Fast forward... to now.
Currently showing on the AP Wire(left), the Top 5: IAEA Reports Iran to Security Council; National Guard Plan; Gonzales' History of Supporting Bush; The Haiti Elections. And one fluff story: Courtney Love says she's off drugs. 4 out of 5 ain't bad. The only problem is that I know the AP wire stories have little substance, basically reporting facts with no context or analysis. This is why I (used to) turn to Salon for more.
But what do I find from Salon? Here's its Top 5: "I Like to Watch" (Flavor Flav, Jeff Probst, et. al., about how to find the perfect man), "Refuge in Bleak House" on Masterpiece Theater, "Video Dog" ("Brokeback Mountain" and bad sitcoms), "Ask the Pilot" (interesting/unusual but not top-bill material), and one potentially substantive story: "Talkin' bout my generation," looking at the after-baby-boom generation.
I look up to the "sections" links, and see A&E, Books, Comics, Community, Life, News & Politics, Opinion, Sports, Tech & Business, Letters. Why does this sound like I'm reading "USA Today?" (No, that's not a compliment!) If we're changing or adding categories, why not "philosophy", "science", "religion" -- something I'd never see anywhere else?
While Salon talks out one side of its mouth about valuing input from its users, more and more of its content reflects and imitates the mass-media world in which readers/viewers/consumers are valued simply as receptive eyeballs for advertising.
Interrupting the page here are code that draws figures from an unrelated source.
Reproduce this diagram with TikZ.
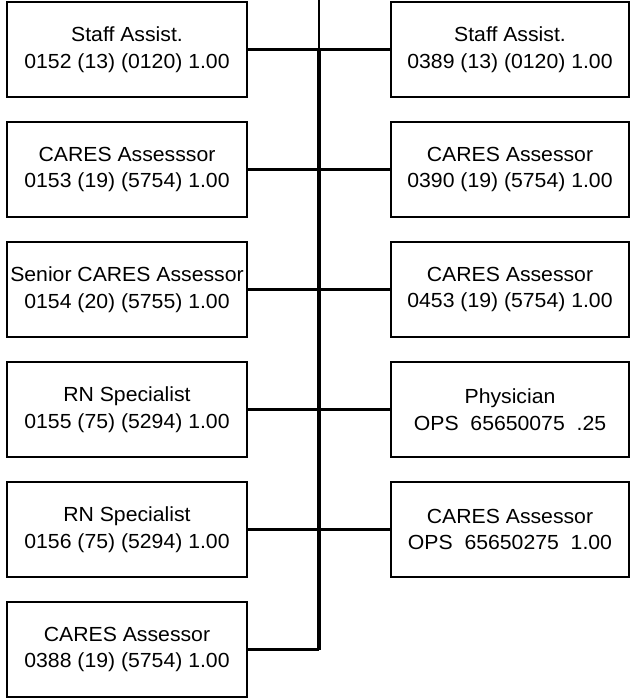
\documentclass[tikz,border=0pt]{standalone}
\usepackage{fontspec}
\setmainfont[FakeStretch=1.04]{Liberation Sans}
\begin{document}
\begin{tikzpicture}[x=1pt,y=-1pt,
  orgbox/.style={draw, line width=2.4pt, minimum width=240pt, minimum height=95pt,
    inner sep=0pt, align=center, font=\fontsize{20.4}{26.5}\selectfont},
  rbox/.style={orgbox, minimum width=238pt},
  link/.style={line width=2.4pt},
  spine/.style={line width=3.4pt}]
\useasboundingbox (0,0) rectangle (632,700);
\coordinate (top) at (319,0);
% left column
\node[orgbox] (l1) at (127,49.5) {Staff Assist.\\0152 (13) (0120) 1.00};
\node[orgbox] (l2) at (127,169.5) {CARES Assesssor\\0153 (19) (5754) 1.00};
\node[orgbox] (l3) at (127,289.5) {Senior CARES Assessor\\0154 (20) (5755) 1.00};
\node[orgbox] (l4) at (127,409.5) {RN Specialist\\0155 (75) (5294) 1.00};
\node[orgbox] (l5) at (127,529.5) {RN Specialist\\0156 (75) (5294) 1.00};
\node[orgbox] (l6) at (127,649.5) {CARES Assessor\\0388 (19) (5754) 1.00};
% right column
\node[rbox] (r1) at (510,49.5) {Staff Assist.\\0389 (13) (0120) 1.00};
\node[rbox] (r2) at (510,169.5) {CARES Assessor\\0390 (19) (5754) 1.00};
\node[rbox] (r3) at (510,289.5) {CARES Assessor\\0453 (19) (5754) 1.00};
\node[rbox] (r4) at (510,409.5) {Physician\\OPS\ \ 65650075\ \ .25};
\node[rbox] (r5) at (510,529.5) {CARES Assessor\\OPS\ \ 65650275\ \ 1.00};
% spine
\draw[link] (top) -- (l1.east -| top);
\draw[spine] (l1.east -| top) -- (l6.east -| top);
% connectors
\foreach \n in {l1,l2,l3,l4,l5,l6,r1,r2,r3,r4,r5}
  \draw[link] (\n) -- (\n -| top);
\end{tikzpicture}
\end{document}
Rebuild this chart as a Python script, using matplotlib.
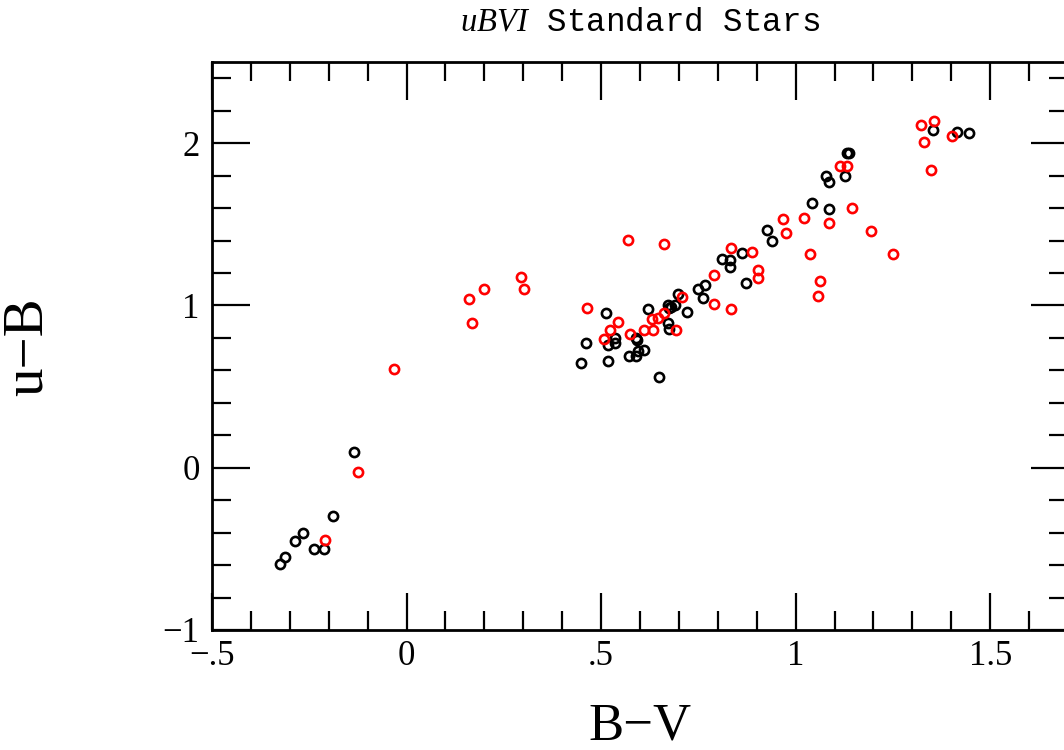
import matplotlib
matplotlib.use("Agg")
import matplotlib.pyplot as plt
from matplotlib.ticker import MultipleLocator

# ---- data (B-V, u-B) ----
black_bv = [-0.325, -0.312, -0.286, -0.265, -0.238, -0.211, -0.188, -0.134,
            0.449, 0.462, 0.513, 0.517, 0.519, 0.537, 0.537, 0.573, 0.590,
            0.594, 0.611, 0.590, 0.593, 0.650, 0.621, 0.671, 0.680, 0.690,
            0.675, 0.698, 0.721, 0.671, 0.675, 0.750, 0.767, 0.762, 0.812,
            0.832, 0.832, 0.861, 0.872, 0.926, 0.938, 1.043, 1.087, 1.079,
            1.087, 1.128, 1.131, 1.138, 1.353, 1.416, 1.445]
black_ub = [-0.593, -0.552, -0.450, -0.400, -0.500, -0.500, -0.300, 0.094,
            0.648, 0.771, 0.956, 0.757, 0.658, 0.798, 0.766, 0.689, 0.689,
            0.720, 0.726, 0.802, 0.790, 0.556, 0.976, 1.003, 0.990, 1.000,
            0.985, 1.069, 0.962, 0.894, 0.853, 1.100, 1.126, 1.048, 1.288,
            1.278, 1.237, 1.321, 1.136, 1.465, 1.397, 1.629, 1.592, 1.800,
            1.760, 1.797, 1.937, 1.940, 2.084, 2.070, 2.060]

red_bv = [-0.209, -0.124, -0.033, 0.161, 0.167, 0.198, 0.295, 0.301, 0.463,
          0.508, 0.524, 0.543, 0.575, 0.568, 0.662, 0.611, 0.633, 0.631,
          0.647, 0.662, 0.692, 0.709, 0.791, 0.791, 0.835, 0.833, 0.889,
          0.902, 0.903, 0.968, 0.974, 1.021, 1.085, 1.144, 1.194, 1.037,
          1.249, 1.062, 1.058, 1.114, 1.132, 1.321, 1.355, 1.331, 1.349,
          1.402]
red_ub = [-0.445, -0.025, 0.609, 1.038, 0.894, 1.100, 1.175, 1.103, 0.983,
          0.792, 0.847, 0.898, 0.823, 1.403, 1.380, 0.847, 0.847, 0.915,
          0.925, 0.956, 0.849, 1.054, 1.186, 1.006, 1.352, 0.980, 1.331,
          1.218, 1.167, 1.534, 1.448, 1.536, 1.506, 1.602, 1.458, 1.315,
          1.315, 1.151, 1.058, 1.858, 1.858, 2.109, 2.135, 2.009, 1.832,
          2.043]

x_ticks = [-0.5, 0, 0.5, 1, 1.5]
x_ticklabels = ["\u2212.5", "0", ".5", "1", "1.5"]
y_ticks = [-1, 0, 1, 2]
y_ticklabels = ["\u22121", "0", "1", "2"]

title_text = r"$uBVI$ Standard Stars"
xlabel_text = "B\u2212V"
ylabel_text = "u\u2212B"

# ---- style ----
plt.rcParams['font.family'] = ['Liberation Serif', 'DejaVu Serif']
plt.rcParams['mathtext.fontset'] = 'custom'
plt.rcParams['mathtext.it'] = 'Liberation Serif:italic'
plt.rcParams['mathtext.rm'] = 'Liberation Serif'

W, H = 1064, 750
fig = plt.figure(figsize=(W / 100, H / 100), dpi=100)
ax = fig.add_axes([212 / W, 1 - 630 / H, (1068 - 212) / W, (630 - 62) / H])

ax.plot(black_bv, black_ub, 'o', mfc='none', mec='black', ms=6.6, mew=1.9,
        linestyle='none')
ax.plot(red_bv, red_ub, 'o', mfc='none', mec='#ff0000', ms=6.6, mew=1.9,
        linestyle='none')

ax.set_xlim(-0.5, 1.7)
ax.set_ylim(-1, 2.5)

ax.set_xticks(x_ticks)
ax.set_xticklabels(x_ticklabels)
ax.set_yticks(y_ticks)
ax.set_yticklabels(y_ticklabels)
ax.xaxis.set_minor_locator(MultipleLocator(0.1))
ax.yaxis.set_minor_locator(MultipleLocator(0.2))

ax.tick_params(which='both', direction='in', top=True, right=True,
               width=1.6, color='black')
ax.tick_params(which='major', length=27)
ax.tick_params(which='minor', length=13.5)
ax.tick_params(axis='x', which='major', labelsize=25, pad=7)
ax.tick_params(axis='y', which='major', labelsize=25, pad=9)

for s in ax.spines.values():
    s.set_linewidth(2.0)

fig.text(640 / W, 1 - 22 / H, title_text, ha='center', va='center',
         fontsize=23.5, family=['Liberation Mono', 'DejaVu Sans Mono'])
fig.text(640 / W, 1 - 726 / H, xlabel_text, ha='center', va='center',
         fontsize=38)
fig.text(28 / W, 1 - 347 / H, ylabel_text, ha='center', va='center',
         fontsize=41, rotation=90)

fig.savefig('out.png', dpi=100)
Could it be that the "advertising" mode of Salon access is driving its content more than the subscription side? That's what it looks like to me.
So, yes; I'm ALL FOR an interactive and user-oriented Salon. That means making a choice in favor of Salon's subscriber-supported userbase. It means treating your users like intellectuals and giving them content worthy of their potential investment. It means recognizing that each and every subscriber gives you money because we want something different than what we could find elsewhere.